| Problem to solve |
Output each line exactly as it appears, skipping any embedded picture.

| Available data |
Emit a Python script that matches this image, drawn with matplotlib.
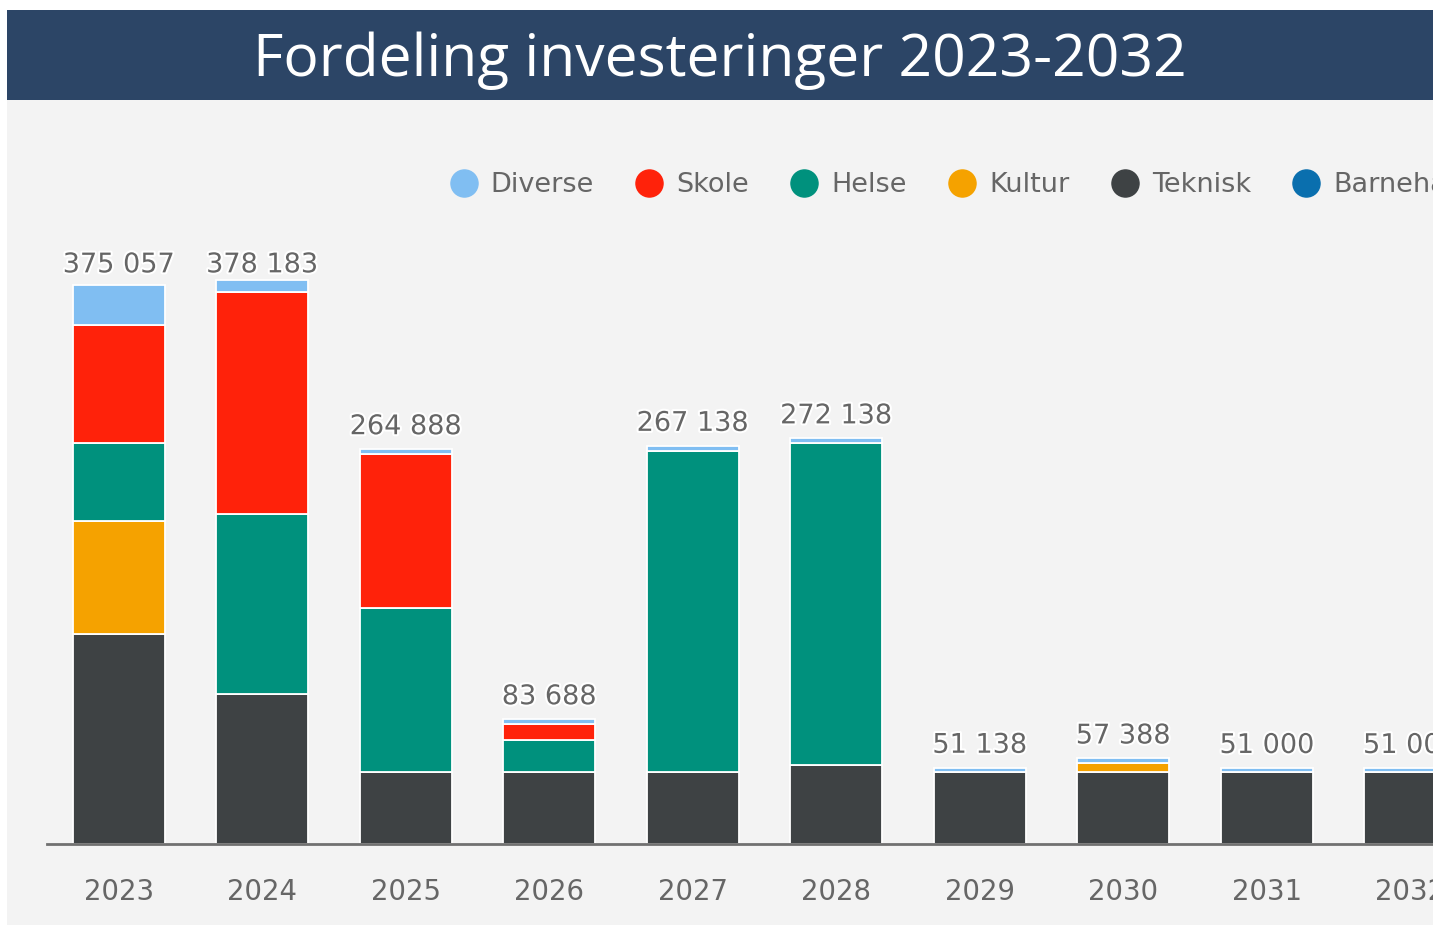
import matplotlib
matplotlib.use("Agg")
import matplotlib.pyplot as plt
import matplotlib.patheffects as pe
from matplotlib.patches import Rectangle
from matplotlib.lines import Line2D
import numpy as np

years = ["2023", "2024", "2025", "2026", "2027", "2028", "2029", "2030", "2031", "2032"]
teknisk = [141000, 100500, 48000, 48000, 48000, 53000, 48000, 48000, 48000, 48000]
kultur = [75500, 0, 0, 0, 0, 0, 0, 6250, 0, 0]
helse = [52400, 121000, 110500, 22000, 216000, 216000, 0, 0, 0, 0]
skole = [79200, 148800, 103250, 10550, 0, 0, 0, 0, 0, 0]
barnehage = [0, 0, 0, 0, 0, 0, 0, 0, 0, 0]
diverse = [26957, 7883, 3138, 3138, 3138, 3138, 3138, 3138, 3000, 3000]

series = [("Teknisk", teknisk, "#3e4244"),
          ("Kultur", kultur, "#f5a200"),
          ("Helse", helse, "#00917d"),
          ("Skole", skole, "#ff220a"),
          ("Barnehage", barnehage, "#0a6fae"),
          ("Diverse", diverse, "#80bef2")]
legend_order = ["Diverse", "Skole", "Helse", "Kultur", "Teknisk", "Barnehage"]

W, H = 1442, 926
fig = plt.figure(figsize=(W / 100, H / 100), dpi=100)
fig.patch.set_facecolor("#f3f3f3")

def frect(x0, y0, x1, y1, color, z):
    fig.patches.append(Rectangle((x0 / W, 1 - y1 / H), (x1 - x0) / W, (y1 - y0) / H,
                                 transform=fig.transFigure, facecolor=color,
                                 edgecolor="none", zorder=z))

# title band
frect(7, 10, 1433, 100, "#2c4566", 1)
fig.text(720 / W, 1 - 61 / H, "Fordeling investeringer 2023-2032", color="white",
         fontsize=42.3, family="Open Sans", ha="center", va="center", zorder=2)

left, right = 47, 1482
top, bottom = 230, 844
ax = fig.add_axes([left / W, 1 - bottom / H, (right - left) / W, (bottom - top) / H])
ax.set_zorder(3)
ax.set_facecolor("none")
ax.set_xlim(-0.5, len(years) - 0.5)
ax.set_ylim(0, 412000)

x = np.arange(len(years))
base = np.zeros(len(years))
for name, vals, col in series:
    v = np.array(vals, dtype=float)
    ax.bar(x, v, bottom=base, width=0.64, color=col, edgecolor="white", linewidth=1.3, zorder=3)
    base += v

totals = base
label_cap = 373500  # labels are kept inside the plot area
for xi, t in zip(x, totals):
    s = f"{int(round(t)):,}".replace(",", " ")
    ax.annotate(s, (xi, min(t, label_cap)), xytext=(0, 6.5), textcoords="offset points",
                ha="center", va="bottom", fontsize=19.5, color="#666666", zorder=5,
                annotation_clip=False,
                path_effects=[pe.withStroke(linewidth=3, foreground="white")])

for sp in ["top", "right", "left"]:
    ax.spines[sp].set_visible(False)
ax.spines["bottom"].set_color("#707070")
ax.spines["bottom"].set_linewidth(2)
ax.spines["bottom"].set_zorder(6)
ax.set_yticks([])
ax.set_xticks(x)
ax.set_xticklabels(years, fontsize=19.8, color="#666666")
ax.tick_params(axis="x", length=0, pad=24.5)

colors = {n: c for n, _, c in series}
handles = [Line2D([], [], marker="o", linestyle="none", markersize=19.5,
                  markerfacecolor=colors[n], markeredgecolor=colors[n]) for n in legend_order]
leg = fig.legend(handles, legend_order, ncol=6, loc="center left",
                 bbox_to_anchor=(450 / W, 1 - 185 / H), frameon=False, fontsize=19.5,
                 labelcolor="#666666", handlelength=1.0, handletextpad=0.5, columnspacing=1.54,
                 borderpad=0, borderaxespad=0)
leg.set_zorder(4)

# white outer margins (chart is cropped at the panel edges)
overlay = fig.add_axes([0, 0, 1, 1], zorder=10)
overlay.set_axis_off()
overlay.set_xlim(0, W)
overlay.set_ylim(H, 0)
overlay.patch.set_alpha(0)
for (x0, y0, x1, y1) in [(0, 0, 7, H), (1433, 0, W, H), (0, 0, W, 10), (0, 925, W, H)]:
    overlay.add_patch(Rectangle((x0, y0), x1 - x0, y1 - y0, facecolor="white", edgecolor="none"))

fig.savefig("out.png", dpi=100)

| Output for this exercise |
Emit a Python script that matches this image, drawn with matplotlib.
import matplotlib
matplotlib.use("Agg")
import matplotlib.pyplot as plt
import matplotlib.patheffects as pe
from matplotlib.patches import Rectangle
from matplotlib.lines import Line2D
import numpy as np

years = ["2023", "2024", "2025", "2026", "2027", "2028", "2029", "2030", "2031", "2032"]
teknisk = [141000, 100500, 48000, 48000, 48000, 53000, 48000, 48000, 48000, 48000]
kultur = [75500, 0, 0, 0, 0, 0, 0, 6250, 0, 0]
helse = [52400, 121000, 110500, 22000, 216000, 216000, 0, 0, 0, 0]
skole = [79200, 148800, 103250, 10550, 0, 0, 0, 0, 0, 0]
barnehage = [0, 0, 0, 0, 0, 0, 0, 0, 0, 0]
diverse = [26957, 7883, 3138, 3138, 3138, 3138, 3138, 3138, 3000, 3000]

series = [("Teknisk", teknisk, "#3e4244"),
          ("Kultur", kultur, "#f5a200"),
          ("Helse", helse, "#00917d"),
          ("Skole", skole, "#ff220a"),
          ("Barnehage", barnehage, "#0a6fae"),
          ("Diverse", diverse, "#80bef2")]
legend_order = ["Diverse", "Skole", "Helse", "Kultur", "Teknisk", "Barnehage"]

W, H = 1442, 926
fig = plt.figure(figsize=(W / 100, H / 100), dpi=100)
fig.patch.set_facecolor("#f3f3f3")

def frect(x0, y0, x1, y1, color, z):
    fig.patches.append(Rectangle((x0 / W, 1 - y1 / H), (x1 - x0) / W, (y1 - y0) / H,
                                 transform=fig.transFigure, facecolor=color,
                                 edgecolor="none", zorder=z))

# title band
frect(7, 10, 1433, 100, "#2c4566", 1)
fig.text(720 / W, 1 - 61 / H, "Fordeling investeringer 2023-2032", color="white",
         fontsize=42.3, family="Open Sans", ha="center", va="center", zorder=2)

left, right = 47, 1482
top, bottom = 230, 844
ax = fig.add_axes([left / W, 1 - bottom / H, (right - left) / W, (bottom - top) / H])
ax.set_zorder(3)
ax.set_facecolor("none")
ax.set_xlim(-0.5, len(years) - 0.5)
ax.set_ylim(0, 412000)

x = np.arange(len(years))
base = np.zeros(len(years))
for name, vals, col in series:
    v = np.array(vals, dtype=float)
    ax.bar(x, v, bottom=base, width=0.64, color=col, edgecolor="white", linewidth=1.3, zorder=3)
    base += v

totals = base
label_cap = 373500  # labels are kept inside the plot area
for xi, t in zip(x, totals):
    s = f"{int(round(t)):,}".replace(",", " ")
    ax.annotate(s, (xi, min(t, label_cap)), xytext=(0, 6.5), textcoords="offset points",
                ha="center", va="bottom", fontsize=19.5, color="#666666", zorder=5,
                annotation_clip=False,
                path_effects=[pe.withStroke(linewidth=3, foreground="white")])

for sp in ["top", "right", "left"]:
    ax.spines[sp].set_visible(False)
ax.spines["bottom"].set_color("#707070")
ax.spines["bottom"].set_linewidth(2)
ax.spines["bottom"].set_zorder(6)
ax.set_yticks([])
ax.set_xticks(x)
ax.set_xticklabels(years, fontsize=19.8, color="#666666")
ax.tick_params(axis="x", length=0, pad=24.5)

colors = {n: c for n, _, c in series}
handles = [Line2D([], [], marker="o", linestyle="none", markersize=19.5,
                  markerfacecolor=colors[n], markeredgecolor=colors[n]) for n in legend_order]
leg = fig.legend(handles, legend_order, ncol=6, loc="center left",
                 bbox_to_anchor=(450 / W, 1 - 185 / H), frameon=False, fontsize=19.5,
                 labelcolor="#666666", handlelength=1.0, handletextpad=0.5, columnspacing=1.54,
                 borderpad=0, borderaxespad=0)
leg.set_zorder(4)

# white outer margins (chart is cropped at the panel edges)
overlay = fig.add_axes([0, 0, 1, 1], zorder=10)
overlay.set_axis_off()
overlay.set_xlim(0, W)
overlay.set_ylim(H, 0)
overlay.patch.set_alpha(0)
for (x0, y0, x1, y1) in [(0, 0, 7, H), (1433, 0, W, H), (0, 0, W, 10), (0, 925, W, H)]:
    overlay.add_patch(Rectangle((x0, y0), x1 - x0, y1 - y0, facecolor="white", edgecolor="none"))

fig.savefig("out.png", dpi=100)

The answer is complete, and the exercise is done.